Quantum physicist F. David Peat spent years talking with friends among the First Nations people of Canada, trying to understand their world view, which he suggests is radically different from that held by many in the west.
This book the reader through topics usually considered New Age, but with the unique perspective that these are based on insights shared by representatives of the First Nations with whom Peat has become friends. Sacred Medicine, Sacred Mathematics and Sacred Music are all included in the panoply.
I found this book most convincing when it talked about the different perspectives of indigenous peoples on issues where westerners are so clear: land ownership, access rights, legal systems and so on.
The section on time was also terrific; our western idea that we make an appointment and stick to it punctually is turned on its head. Peat says that for First Nations people, the time at which something happens is like the strange attractor of quantum physics – something that spurs actions that enable the event to occur. Our actions result from the event, rather than determining it.
Many physicists, including the most famous, have admitted to gaps in the sacred dogmas of science, and Peat is admirable to entertain the prospect that he can learn from “native science”. Where I found his account faulty was in the apparent disdain he reserves for westerners who are exploring new bounds of spirituality.
His discussion of sacred medicine and the medicine wheel captured the essential concept of balance that is at heart of modern-day shamanism. He describes the intimate link between mind and body, man and nature, living beings and the cosmos.
But Peat is weirdly dismissive of people who spend their weekends opening their minds to such practices. True, he has a unique perspective, having worked at the cutting edge of quantum science, and also spent many hours with indigenous scientists.
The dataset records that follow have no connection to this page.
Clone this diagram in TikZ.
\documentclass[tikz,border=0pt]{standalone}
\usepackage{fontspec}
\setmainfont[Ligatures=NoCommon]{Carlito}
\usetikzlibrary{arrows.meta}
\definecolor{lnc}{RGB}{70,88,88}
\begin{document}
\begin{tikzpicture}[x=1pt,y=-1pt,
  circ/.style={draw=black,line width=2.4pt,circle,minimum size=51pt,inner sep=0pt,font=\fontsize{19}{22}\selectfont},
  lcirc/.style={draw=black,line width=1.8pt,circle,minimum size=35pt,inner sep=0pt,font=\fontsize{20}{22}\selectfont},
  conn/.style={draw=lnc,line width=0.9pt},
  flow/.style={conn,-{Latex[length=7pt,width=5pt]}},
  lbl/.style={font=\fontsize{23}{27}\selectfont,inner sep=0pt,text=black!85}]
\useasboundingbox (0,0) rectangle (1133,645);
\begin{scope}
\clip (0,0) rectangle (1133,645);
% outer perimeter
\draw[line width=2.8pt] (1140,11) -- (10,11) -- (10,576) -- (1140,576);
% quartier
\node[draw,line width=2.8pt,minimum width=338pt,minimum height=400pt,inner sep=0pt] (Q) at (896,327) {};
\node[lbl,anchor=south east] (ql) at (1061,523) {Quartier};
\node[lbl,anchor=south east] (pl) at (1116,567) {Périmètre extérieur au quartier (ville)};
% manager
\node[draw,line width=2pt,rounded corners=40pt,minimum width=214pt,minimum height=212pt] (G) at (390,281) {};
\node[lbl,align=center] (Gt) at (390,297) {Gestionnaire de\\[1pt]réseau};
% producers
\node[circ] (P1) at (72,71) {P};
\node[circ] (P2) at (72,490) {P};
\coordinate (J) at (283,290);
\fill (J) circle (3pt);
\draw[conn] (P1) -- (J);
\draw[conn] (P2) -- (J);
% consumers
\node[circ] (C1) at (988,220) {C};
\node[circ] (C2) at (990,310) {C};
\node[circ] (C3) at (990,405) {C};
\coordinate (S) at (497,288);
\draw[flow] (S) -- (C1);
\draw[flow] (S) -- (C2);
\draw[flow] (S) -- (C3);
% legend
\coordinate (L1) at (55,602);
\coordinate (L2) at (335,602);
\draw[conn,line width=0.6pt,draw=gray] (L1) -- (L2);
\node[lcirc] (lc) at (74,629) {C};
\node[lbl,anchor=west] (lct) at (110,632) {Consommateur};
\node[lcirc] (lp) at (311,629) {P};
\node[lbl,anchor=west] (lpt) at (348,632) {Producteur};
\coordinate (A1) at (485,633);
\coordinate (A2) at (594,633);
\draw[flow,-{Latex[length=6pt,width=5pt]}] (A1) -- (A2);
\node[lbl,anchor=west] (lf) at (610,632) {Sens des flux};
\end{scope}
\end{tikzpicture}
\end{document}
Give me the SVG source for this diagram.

But this does not justify his dismissive attitude to those who may want to expand their spiritual vision but don’t have his privileged background.
I would have liked to see his book encourage a wider interest in the scientific beliefs of First Nation peoples, who– as he says — are taking back control of their destiny and working to re-establish trust with westerners who have long dismissed them as simple “natives”.
Instead, it adopts a rather hectoring tone to those who are already on the journey. My guess is that he sees modern day shamans as jumping on a band-wagon, which is fair enough but makes unjustified assumptions about the sincerity of shamanic practitioners. He clearly believes that he is different from such populists, but this in itself begs many questions.